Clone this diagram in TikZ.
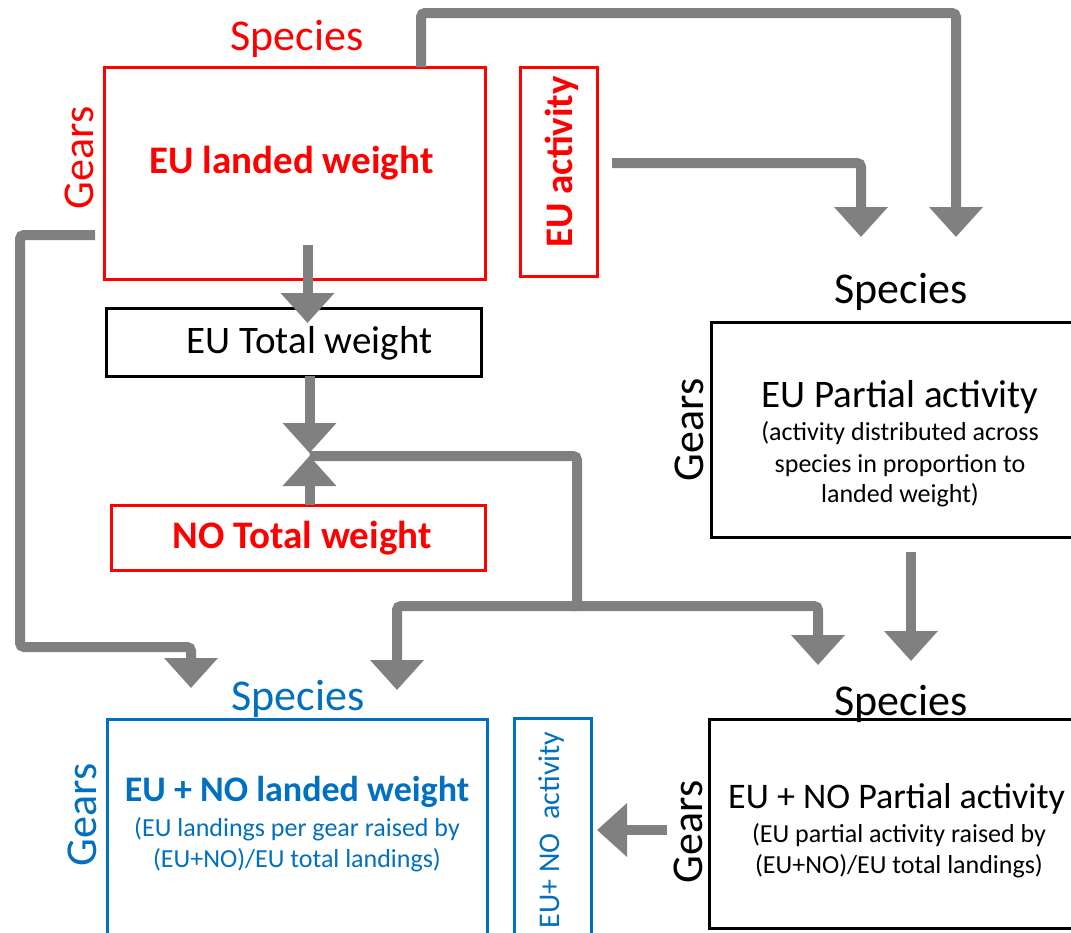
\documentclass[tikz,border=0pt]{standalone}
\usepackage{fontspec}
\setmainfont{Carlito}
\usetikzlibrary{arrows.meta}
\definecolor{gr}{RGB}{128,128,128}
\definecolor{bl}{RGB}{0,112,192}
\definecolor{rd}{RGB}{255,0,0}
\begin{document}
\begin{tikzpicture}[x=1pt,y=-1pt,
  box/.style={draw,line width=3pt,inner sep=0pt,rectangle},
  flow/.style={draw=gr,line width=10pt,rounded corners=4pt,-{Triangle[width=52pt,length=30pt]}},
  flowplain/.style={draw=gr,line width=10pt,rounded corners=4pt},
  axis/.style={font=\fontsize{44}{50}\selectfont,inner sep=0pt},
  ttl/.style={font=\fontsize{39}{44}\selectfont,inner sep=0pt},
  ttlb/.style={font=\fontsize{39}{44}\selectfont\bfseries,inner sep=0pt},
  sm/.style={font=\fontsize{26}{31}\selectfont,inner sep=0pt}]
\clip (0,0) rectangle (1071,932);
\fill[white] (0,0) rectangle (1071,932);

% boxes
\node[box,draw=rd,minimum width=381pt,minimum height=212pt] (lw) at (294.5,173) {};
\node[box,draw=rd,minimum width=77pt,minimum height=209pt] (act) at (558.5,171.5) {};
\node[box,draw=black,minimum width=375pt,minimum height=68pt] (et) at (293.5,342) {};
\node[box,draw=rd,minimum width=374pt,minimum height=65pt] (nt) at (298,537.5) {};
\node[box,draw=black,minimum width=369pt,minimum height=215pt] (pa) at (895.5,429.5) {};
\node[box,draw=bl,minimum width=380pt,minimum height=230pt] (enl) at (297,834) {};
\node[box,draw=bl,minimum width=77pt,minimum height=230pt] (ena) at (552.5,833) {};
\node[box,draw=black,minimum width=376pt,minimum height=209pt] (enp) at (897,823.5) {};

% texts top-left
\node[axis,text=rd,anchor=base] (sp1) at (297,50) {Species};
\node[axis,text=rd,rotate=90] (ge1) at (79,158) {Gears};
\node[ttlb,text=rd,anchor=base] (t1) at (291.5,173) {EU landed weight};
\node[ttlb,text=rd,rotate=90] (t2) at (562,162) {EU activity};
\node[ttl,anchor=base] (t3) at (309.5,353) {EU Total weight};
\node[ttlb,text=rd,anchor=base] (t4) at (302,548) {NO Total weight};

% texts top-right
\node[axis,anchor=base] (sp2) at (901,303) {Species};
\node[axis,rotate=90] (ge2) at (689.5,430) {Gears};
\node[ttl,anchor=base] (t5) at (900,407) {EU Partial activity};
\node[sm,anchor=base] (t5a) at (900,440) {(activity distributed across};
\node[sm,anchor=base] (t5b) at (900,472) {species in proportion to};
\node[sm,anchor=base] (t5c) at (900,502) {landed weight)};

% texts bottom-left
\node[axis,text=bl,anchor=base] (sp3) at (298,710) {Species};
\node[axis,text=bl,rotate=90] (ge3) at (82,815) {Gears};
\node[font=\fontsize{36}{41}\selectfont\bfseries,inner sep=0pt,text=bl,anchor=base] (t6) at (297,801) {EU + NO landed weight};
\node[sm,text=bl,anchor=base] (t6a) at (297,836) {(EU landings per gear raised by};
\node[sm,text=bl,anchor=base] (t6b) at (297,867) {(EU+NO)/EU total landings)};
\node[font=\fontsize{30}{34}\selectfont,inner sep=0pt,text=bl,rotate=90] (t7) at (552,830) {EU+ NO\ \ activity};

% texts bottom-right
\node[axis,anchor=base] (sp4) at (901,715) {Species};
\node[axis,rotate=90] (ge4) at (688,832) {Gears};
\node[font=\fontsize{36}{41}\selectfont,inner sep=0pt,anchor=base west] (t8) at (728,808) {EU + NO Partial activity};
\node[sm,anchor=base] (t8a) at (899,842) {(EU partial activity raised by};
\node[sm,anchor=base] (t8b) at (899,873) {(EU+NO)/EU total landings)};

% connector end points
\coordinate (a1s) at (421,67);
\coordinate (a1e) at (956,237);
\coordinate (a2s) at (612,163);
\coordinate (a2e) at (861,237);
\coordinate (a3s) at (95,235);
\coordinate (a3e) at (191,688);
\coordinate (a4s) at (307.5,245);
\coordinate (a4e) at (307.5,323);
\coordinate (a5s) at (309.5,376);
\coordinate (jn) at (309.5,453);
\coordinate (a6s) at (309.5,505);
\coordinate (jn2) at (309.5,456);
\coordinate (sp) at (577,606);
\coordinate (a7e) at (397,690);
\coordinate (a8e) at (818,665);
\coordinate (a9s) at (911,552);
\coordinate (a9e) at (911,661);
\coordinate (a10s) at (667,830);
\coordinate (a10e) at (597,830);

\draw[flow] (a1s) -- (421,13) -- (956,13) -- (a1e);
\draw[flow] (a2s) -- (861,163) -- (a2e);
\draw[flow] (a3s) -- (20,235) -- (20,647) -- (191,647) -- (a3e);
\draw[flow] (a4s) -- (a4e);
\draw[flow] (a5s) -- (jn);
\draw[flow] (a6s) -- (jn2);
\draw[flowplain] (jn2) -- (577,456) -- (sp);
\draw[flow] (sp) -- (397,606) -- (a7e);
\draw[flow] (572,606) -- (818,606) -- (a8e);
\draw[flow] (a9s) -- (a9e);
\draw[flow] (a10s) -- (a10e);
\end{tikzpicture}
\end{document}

----------------

• _Exercise brief_
Leave out the pictures and print every line of the data exactly.

• _Solution_
Clone this diagram in TikZ.
\documentclass[tikz,border=0pt]{standalone}
\usepackage{fontspec}
\setmainfont{Carlito}
\usetikzlibrary{arrows.meta}
\definecolor{gr}{RGB}{128,128,128}
\definecolor{bl}{RGB}{0,112,192}
\definecolor{rd}{RGB}{255,0,0}
\begin{document}
\begin{tikzpicture}[x=1pt,y=-1pt,
  box/.style={draw,line width=3pt,inner sep=0pt,rectangle},
  flow/.style={draw=gr,line width=10pt,rounded corners=4pt,-{Triangle[width=52pt,length=30pt]}},
  flowplain/.style={draw=gr,line width=10pt,rounded corners=4pt},
  axis/.style={font=\fontsize{44}{50}\selectfont,inner sep=0pt},
  ttl/.style={font=\fontsize{39}{44}\selectfont,inner sep=0pt},
  ttlb/.style={font=\fontsize{39}{44}\selectfont\bfseries,inner sep=0pt},
  sm/.style={font=\fontsize{26}{31}\selectfont,inner sep=0pt}]
\clip (0,0) rectangle (1071,932);
\fill[white] (0,0) rectangle (1071,932);

% boxes
\node[box,draw=rd,minimum width=381pt,minimum height=212pt] (lw) at (294.5,173) {};
\node[box,draw=rd,minimum width=77pt,minimum height=209pt] (act) at (558.5,171.5) {};
\node[box,draw=black,minimum width=375pt,minimum height=68pt] (et) at (293.5,342) {};
\node[box,draw=rd,minimum width=374pt,minimum height=65pt] (nt) at (298,537.5) {};
\node[box,draw=black,minimum width=369pt,minimum height=215pt] (pa) at (895.5,429.5) {};
\node[box,draw=bl,minimum width=380pt,minimum height=230pt] (enl) at (297,834) {};
\node[box,draw=bl,minimum width=77pt,minimum height=230pt] (ena) at (552.5,833) {};
\node[box,draw=black,minimum width=376pt,minimum height=209pt] (enp) at (897,823.5) {};

% texts top-left
\node[axis,text=rd,anchor=base] (sp1) at (297,50) {Species};
\node[axis,text=rd,rotate=90] (ge1) at (79,158) {Gears};
\node[ttlb,text=rd,anchor=base] (t1) at (291.5,173) {EU landed weight};
\node[ttlb,text=rd,rotate=90] (t2) at (562,162) {EU activity};
\node[ttl,anchor=base] (t3) at (309.5,353) {EU Total weight};
\node[ttlb,text=rd,anchor=base] (t4) at (302,548) {NO Total weight};

% texts top-right
\node[axis,anchor=base] (sp2) at (901,303) {Species};
\node[axis,rotate=90] (ge2) at (689.5,430) {Gears};
\node[ttl,anchor=base] (t5) at (900,407) {EU Partial activity};
\node[sm,anchor=base] (t5a) at (900,440) {(activity distributed across};
\node[sm,anchor=base] (t5b) at (900,472) {species in proportion to};
\node[sm,anchor=base] (t5c) at (900,502) {landed weight)};

% texts bottom-left
\node[axis,text=bl,anchor=base] (sp3) at (298,710) {Species};
\node[axis,text=bl,rotate=90] (ge3) at (82,815) {Gears};
\node[font=\fontsize{36}{41}\selectfont\bfseries,inner sep=0pt,text=bl,anchor=base] (t6) at (297,801) {EU + NO landed weight};
\node[sm,text=bl,anchor=base] (t6a) at (297,836) {(EU landings per gear raised by};
\node[sm,text=bl,anchor=base] (t6b) at (297,867) {(EU+NO)/EU total landings)};
\node[font=\fontsize{30}{34}\selectfont,inner sep=0pt,text=bl,rotate=90] (t7) at (552,830) {EU+ NO\ \ activity};

% texts bottom-right
\node[axis,anchor=base] (sp4) at (901,715) {Species};
\node[axis,rotate=90] (ge4) at (688,832) {Gears};
\node[font=\fontsize{36}{41}\selectfont,inner sep=0pt,anchor=base west] (t8) at (728,808) {EU + NO Partial activity};
\node[sm,anchor=base] (t8a) at (899,842) {(EU partial activity raised by};
\node[sm,anchor=base] (t8b) at (899,873) {(EU+NO)/EU total landings)};

% connector end points
\coordinate (a1s) at (421,67);
\coordinate (a1e) at (956,237);
\coordinate (a2s) at (612,163);
\coordinate (a2e) at (861,237);
\coordinate (a3s) at (95,235);
\coordinate (a3e) at (191,688);
\coordinate (a4s) at (307.5,245);
\coordinate (a4e) at (307.5,323);
\coordinate (a5s) at (309.5,376);
\coordinate (jn) at (309.5,453);
\coordinate (a6s) at (309.5,505);
\coordinate (jn2) at (309.5,456);
\coordinate (sp) at (577,606);
\coordinate (a7e) at (397,690);
\coordinate (a8e) at (818,665);
\coordinate (a9s) at (911,552);
\coordinate (a9e) at (911,661);
\coordinate (a10s) at (667,830);
\coordinate (a10e) at (597,830);

\draw[flow] (a1s) -- (421,13) -- (956,13) -- (a1e);
\draw[flow] (a2s) -- (861,163) -- (a2e);
\draw[flow] (a3s) -- (20,235) -- (20,647) -- (191,647) -- (a3e);
\draw[flow] (a4s) -- (a4e);
\draw[flow] (a5s) -- (jn);
\draw[flow] (a6s) -- (jn2);
\draw[flowplain] (jn2) -- (577,456) -- (sp);
\draw[flow] (sp) -- (397,606) -- (a7e);
\draw[flow] (572,606) -- (818,606) -- (a8e);
\draw[flow] (a9s) -- (a9e);
\draw[flow] (a10s) -- (a10e);
\end{tikzpicture}
\end{document}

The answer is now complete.